Other variations of casting processes include rapid prototyping, centrifugal casting, continuous casting and processes in which a semi-solid metal billet is squeezed into the mould or die, e.g. rheocasting and thixoforming.

The choice of process is determined by the number of components required, the metal alloy to be cast, the price per part and properties such as surface finish, strength etc.

The industry also uses additive manufacturing techniques to produces patterns and moulds to enable rapid prototyping and for design flexibility.

Applications of Castings

The single bigggest use for cast metals components is in the automotive industry as engine blocks, crankshafts, wheels and turbochargers and many more. They are also used in telecommunications (as mobile phone casings) in the aerospace and rail industries, in the oil, gas and chemical industries (as pumps, valves and pipes) and as tools and machines for other industries, such as steel and paper rolling plant. Castings can weigh as little as a few grammes to several hundred tonnes.

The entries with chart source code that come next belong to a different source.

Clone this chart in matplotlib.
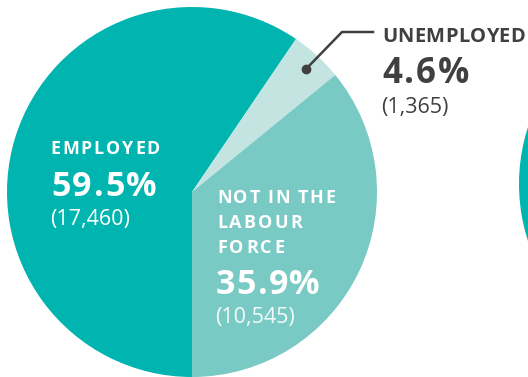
import matplotlib
matplotlib.use("Agg")
import matplotlib.pyplot as plt
from matplotlib.font_manager import FontProperties, findfont
from matplotlib.ft2font import FT2Font

# data
categories = ["EMPLOYED", "UNEMPLOYED", "NOT IN THE\nLABOUR\nFORCE"]
shares = [59.5, 4.6, 35.9]
counts = [17460, 1365, 10545]
colors = ["#00B5AF", "#C4E4E2", "#79C9C4"]

W, H, DPI = 528, 377, 100
FONT = "Open Sans"

fig = plt.figure(figsize=(W / DPI, H / DPI), dpi=DPI)
ax = fig.add_axes([0, 0, 1, 1])

# main pie (pixel coords, y up)
ax.pie(shares, colors=colors, startangle=270, counterclock=False,
       center=(192, H - 192), radius=185, wedgeprops={"linewidth": 0})
# next pie, only its edge shows at the right
ax.pie(shares, colors=colors, startangle=270, counterclock=False,
       center=(704, H - 184), radius=185, wedgeprops={"linewidth": 0})

ax.set_xlim(0, W)
ax.set_ylim(0, H)
ax.axis("off")


def spaced_text(x, y, s, size, weight, color, width=None):
    # draw letter by letter, spacing chosen so the word spans `width` px
    prop = FontProperties(family=FONT, weight=weight, size=size)
    if width is None:
        ax.text(x, H - y, s, fontproperties=prop, color=color,
                ha="left", va="baseline")
        return
    font = FT2Font(findfont(prop))
    font.set_size(size, DPI)
    adv = [font.load_char(ord(c)).linearHoriAdvance / 65536 for c in s]
    track = (width - sum(adv)) / max(len(s) - 1, 1)
    for c, a in zip(s, adv):
        ax.text(x, H - y, c, fontproperties=prop, color=color,
                ha="left", va="baseline")
        x += a + track


# EMPLOYED
spaced_text(50, 154, categories[0], 12.8, "bold", "white", 110)
spaced_text(51, 196, f"{shares[0]:.1f}%", 24.5, "bold", "white", 106)
spaced_text(50, 225, f"({counts[0]:,})", 15.5, "normal", "white")

# NOT IN THE LABOUR FORCE
nilf_widths = [118, 85, 67]
for i, line in enumerate(categories[2].split("\n")):
    spaced_text(217, 203 + 25 * i, line, 13, "bold", "white", nilf_widths[i])
spaced_text(216, 294, f"{shares[2]:.1f}%", 24.5, "bold", "white", 104)
spaced_text(215, 323, f"({counts[2]:,})", 15.5, "normal", "#F4FBFA")

# UNEMPLOYED
spaced_text(382, 42, categories[1], 14.5, "bold", "#404040", 143)
spaced_text(382, 83, f"{shares[1]:.1f}%", 25, "bold", "#404040", 87)
spaced_text(381, 113, f"({counts[1]:,})", 15.5, "normal", "#404040")

# leader line for unemployed
ax.plot([306, 342, 373], [H - 69, H - 32, H - 32], color="#404040", lw=1.8)
ax.plot([306], [H - 69], "o", color="#404040", ms=6)

fig.savefig("out.png", dpi=DPI)
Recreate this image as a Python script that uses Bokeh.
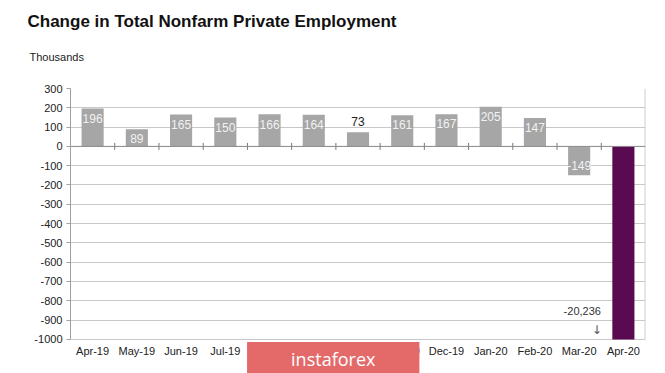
from bokeh.plotting import figure
from bokeh.models import Range1d, FixedTicker, Span, Label, Title, ColumnDataSource
from bokeh.core.properties import value
from bokeh.embed import file_html
from bokeh.resources import INLINE

months = ["Apr-19", "May-19", "Jun-19", "Jul-19", "Aug-19", "Sep-19", "Oct-19",
          "Nov-19", "Dec-19", "Jan-20", "Feb-20", "Mar-20", "Apr-20"]
changes = [196, 89, 165, 150, 166, 164, 73, 161, 167, 205, 147, -149, -20236]
y_ticks = list(range(-1000, 301, 100))
y_min, y_max = -1000, 300

FONT = "Liberation Sans"
GRAY_BAR = "#a6a6a6"
PURPLE = "#5a0a50"

W, H = 665, 373
TOP, LEFT, RIGHT = 89.0, 70, 20
AXIS_H = 250.0                       # pixel height of the -1000..300 axis span
px_per_unit = AXIS_H / (y_max - y_min)
frame_h = H - TOP
y_lo = y_max - frame_h / px_per_unit  # frame extends below the axis to hold the footer band

n = len(months)
xs = [i + 0.5 for i in range(n)]
colors = [GRAY_BAR] * (n - 1) + [PURPLE]
shown = [max(v, y_min) for v in changes]   # bars are cut at the axis minimum

p = figure(width=W, height=H, output_backend="svg", toolbar_location=None,
           x_range=Range1d(0, n), y_range=Range1d(y_lo, y_max), title=None,
           min_border_left=LEFT, min_border_right=RIGHT, min_border_bottom=0, min_border_top=0)
p.background_fill_color = "white"
p.border_fill_color = "white"
p.outline_line_color = None

# bars
src = ColumnDataSource(dict(x=xs, top=shown, color=colors))
p.vbar(x="x", top="top", bottom=0, width=0.5, fill_color="color", line_color=None, source=src)

# zero line
p.add_layout(Span(location=0, dimension="width", line_color="#8c8c8c", line_width=1, level="glyph"))

# right border of plot area
p.segment(x0=[n], x1=[n], y0=[y_min], y1=[y_max], line_color="#d0d0d0", line_width=2)

# category boundary ticks on the zero line
bx = [float(i) for i in range(1, n)]
p.segment(x0=bx, x1=bx, y0=[-18] * len(bx), y1=[18] * len(bx), line_color="#777777", line_width=1)

# bar value labels
lab_x, lab_y, lab_t, lab_c = [], [], [], []
for x, v in zip(xs[:-1], changes[:-1]):
    inside = abs(v) >= 80
    sign = 1 if v >= 0 else -1
    lab_x.append(x)
    lab_y.append(v - sign * 50 if inside else v + 58)
    lab_t.append(str(v))
    lab_c.append("#f2f2f2" if inside else "#222222")
p.text(x=lab_x, y=lab_y, text=lab_t, text_color=lab_c, text_font=value(FONT),
       text_font_size="12px", text_align="center", text_baseline="middle")

# off-scale label for last bar
p.text(x=[xs[-2] + 0.07], y=[y_min + 146], text=[f"{changes[-1]:,}"], text_color="#333333",
       text_font=value(FONT), text_font_size="11px", text_align="center", text_baseline="middle")
p.text(x=[xs[-2] + 0.4], y=[y_min + 47], text=["\u2193"], text_color="#555555",
       text_font=value("DejaVu Sans"), text_font_size="12px", text_align="center",
       text_baseline="middle")

# axes
p.xaxis.fixed_location = y_min
p.xaxis.ticker = FixedTicker(ticks=xs)
p.xaxis.major_label_overrides = {x: m for x, m in zip(xs, months)}
p.xaxis.major_tick_line_color = None
p.xaxis.major_tick_out = 0
p.xaxis.major_tick_in = 0
p.xaxis.minor_tick_line_color = None
p.xaxis.axis_line_color = None
p.xaxis.major_label_standoff = 6
p.xaxis.major_label_text_font = FONT
p.xaxis.major_label_text_font_size = "11px"
p.xaxis.major_label_text_color = "#222222"

p.yaxis.ticker = FixedTicker(ticks=y_ticks)
p.yaxis.major_label_overrides = {t: str(t) for t in y_ticks}
p.yaxis.bounds = (y_min, y_max)
p.yaxis.major_tick_in = 0
p.yaxis.major_tick_out = 4
p.yaxis.major_tick_line_color = "#a0a0a0"
p.yaxis.minor_tick_line_color = None
p.yaxis.axis_line_color = "#a0a0a0"
p.yaxis.major_label_standoff = 4
p.yaxis.major_label_text_font = FONT
p.yaxis.major_label_text_font_size = "11px"
p.yaxis.major_label_text_color = "#222222"

p.xgrid.grid_line_color = None
p.ygrid.ticker = FixedTicker(ticks=y_ticks)
p.ygrid.grid_line_color = "#c8c8c8"

# titles (stacked outward from the plot area)
p.add_layout(Title(text=" ", text_font_size="1px", standoff=14), "above")
p.add_layout(Title(text="Thousands", align="left", offset=-41, text_font=FONT,
                   text_font_size="11px", text_font_style="normal", text_color="#222222",
                   standoff=17), "above")
p.add_layout(Title(text="Change in Total Nonfarm Private Employment", align="left", offset=-43,
                   text_font=FONT, text_font_size="17px", text_font_style="bold",
                   text_color="#111111", standoff=19), "above")

# watermark
p.add_layout(Label(x=5.94, y=y_min - 110, text="instaforex", text_color="white",
                   text_font="Open Sans", text_font_size="18px",
                   text_align="center", text_baseline="middle",
                   background_fill_color="#e46a6a", background_fill_alpha=1.0,
                   padding=dict(left=44, right=44, top=5, bottom=8),
                   level="overlay"))

open("out.html", "w").write(file_html(p, INLINE))
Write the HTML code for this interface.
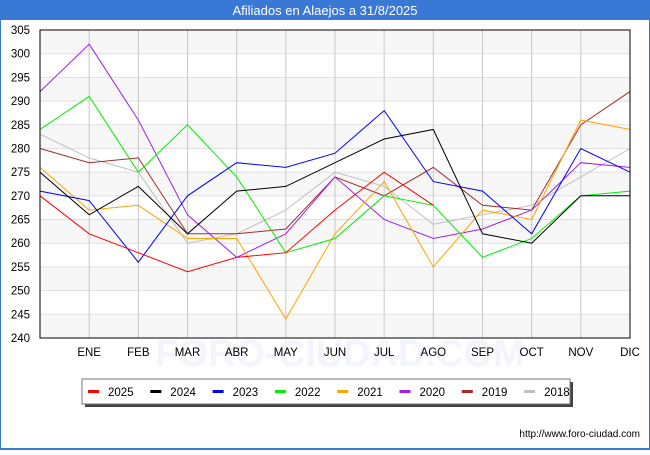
<!DOCTYPE html>
<html><head><meta charset="utf-8"><style>
body{margin:0;width:650px;height:450px;overflow:hidden;font-family:"Liberation Sans",sans-serif;}
</style></head><body>
<svg width="650" height="450" xmlns="http://www.w3.org/2000/svg" id="chart">
<rect x="0" y="0" width="650" height="450" fill="#3a78d6"/>
<rect x="1" y="20" width="648" height="428" fill="#fff"/>
<text x="325" y="15" text-anchor="middle" fill="#fff" font-size="13">Afiliados en Alaejos a 31/8/2025</text>
<text x="340" y="366" text-anchor="middle" fill="#f3f4fc" font-size="38" font-weight="bold">FORO-CIUDAD.COM</text>
<g id="grid"></g>
<g id="series"></g>
<rect x="40" y="30" width="590" height="308" fill="none" stroke="#000" stroke-width="1"/>
<g id="legend">
<rect x="85" y="382" width="488" height="25" fill="#444"/>
<rect x="82" y="379" width="488" height="25" fill="#fff" stroke="#777"/>
</g>
<text x="640" y="437" text-anchor="end" font-size="10" fill="#000">http://www.foro-ciudad.com</text>
</svg>
<script>
const months = ["", "ENE","FEB","MAR","ABR","MAY","JUN","JUL","AGO","SEP","OCT","NOV","DIC"];
const yTicks = [240,245,250,255,260,265,270,275,280,285,290,295,300,305];
const seriesNames = ["2025","2024","2023","2022","2021","2020","2019","2018"];
const seriesColors = ["#ff0000","#000000","#0000ff","#00ee00","#ffa500","#a020f0","#a52a2a","#c0c0c0"];
const s2025 = [270,262,258,254,257,258,267,275,268];
const s2024 = [275,266,272,262,271,272,277,282,284,262,260,270,270];
const s2023 = [271,269,256,270,277,276,279,288,273,271,262,280,275];
const s2022 = [284,291,275,285,274,258,261,270,268,257,261,270,271];
const s2021 = [276,267,268,261,261,244,262,273,255,267,265,286,284];
const s2020 = [292,302,286,266,257,262,274,265,261,263,267,277,276];
const s2019 = [280,277,278,262,262,263,274,270,276,268,267,285,292];
const s2018 = [283,278,275,260,262,267,275,272,264,266,268,274,280];
const allSeries = [s2025,s2024,s2023,s2022,s2021,s2020,s2019,s2018];

const NS="http://www.w3.org/2000/svg";
const x0=40,x1=630,yTop=30,yBot=338,yMin=240,yMax=305;
const xs=i=>x0+(x1-x0)*i/(months.length-1);
const ys=v=>yBot-(v-yMin)*(yBot-yTop)/(yMax-yMin);
function mk(tag,attrs,parent){const e=document.createElementNS(NS,tag);for(const k in attrs)e.setAttribute(k,attrs[k]);parent.appendChild(e);return e;}
const grid=document.getElementById('grid');
for(let i=0;i<yTicks.length-1;i++){
  if(i%2===0){const b=mk('rect',{x:x0,y:ys(yTicks[i+1]),width:x1-x0,height:ys(yTicks[i])-ys(yTicks[i+1]),fill:'#f7f7f7'},grid);
  
  }
}
yTicks.forEach(t=>{
  const l=mk('line',{x1:x0,x2:x1,y1:ys(t),y2:ys(t),stroke:'#e0e0e0'},grid);
  
  
  const tx=mk('text',{x:x0-10,y:ys(t)+4,'text-anchor':'end','font-size':'11.5',fill:'#000'},grid);
  tx.textContent=t;
  
  
});
months.forEach((m,i)=>{
  if(i===0)return;
  const l=mk('line',{x1:xs(i),x2:xs(i),y1:yTop,y2:yBot,stroke:'#c8c8c8'},grid);
  
  
  const tx=mk('text',{x:xs(i),y:356,'text-anchor':'middle','font-size':'11.5',fill:'#000'},grid);
  tx.textContent=m;
  
  
});
const sg=document.getElementById('series');
for(let k=allSeries.length-1;k>=0;k--){
  const d=allSeries[k].map((v,i)=>xs(i).toFixed(1)+','+ys(v).toFixed(1)).join(' ');
  const p=mk('polyline',{points:d,fill:'none',stroke:seriesColors[k],'stroke-width':'1'},sg);
  
  
}
const lg=document.getElementById('legend');
seriesNames.forEach((n,k)=>{
  const lx=88+k*62.3;
  const m=mk('rect',{x:lx,y:390,width:11,height:3,fill:seriesColors[k]},lg);
  
  
  const t=mk('text',{x:lx+20,y:396,'font-size':'11.5',fill:'#000'},lg);
  t.textContent=n;
  
  
});
</script>
</body></html>
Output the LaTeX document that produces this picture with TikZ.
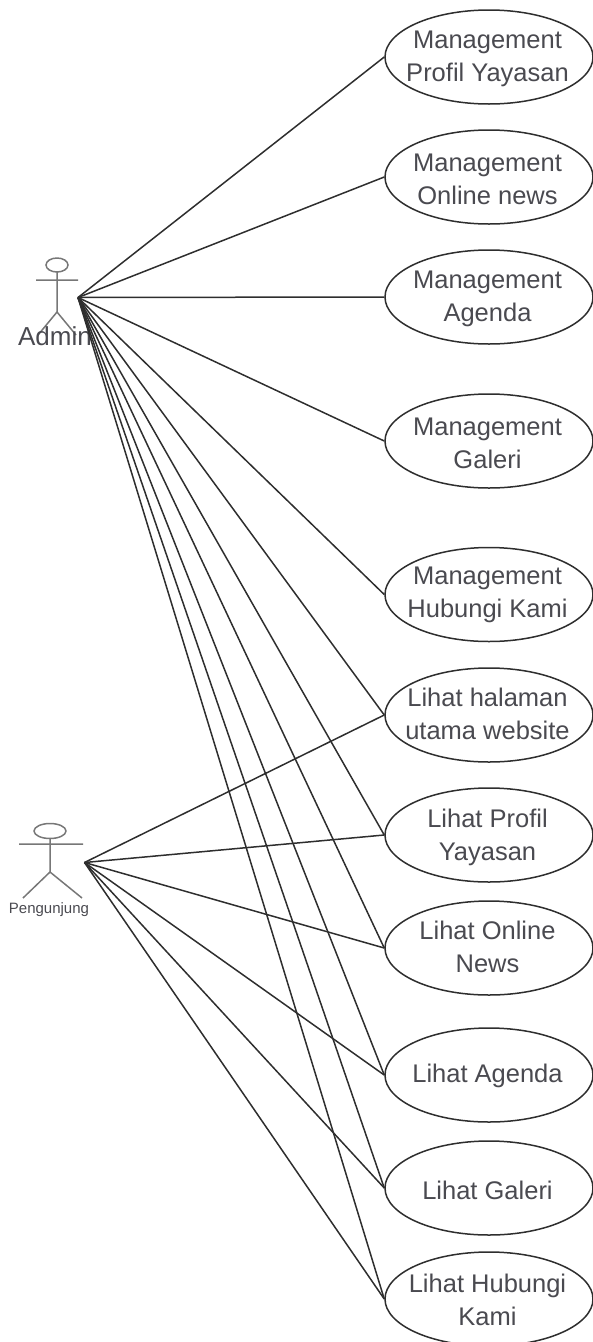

The industry therefore has to ensure that it has sufficient numbers of competent engineers and skilled people who are able to understand the requirements of other manufacturers.

The Global Industry

More than 100 million tonnes of castings are produced globally each year – demand is continuing to grow.

In the UK there are around 18 thousand people directly employed in the castings industry and a further 6 thousand employed in the large supplier industry, supplying alloys, materials, design, die/pattern-making and finishing processes.

The industry has invested heavily in recent years to reduce costs, to increase productivity and to meet the current environmental legislation. Many of the newer operations have high environmental standards and use the most advanced technology.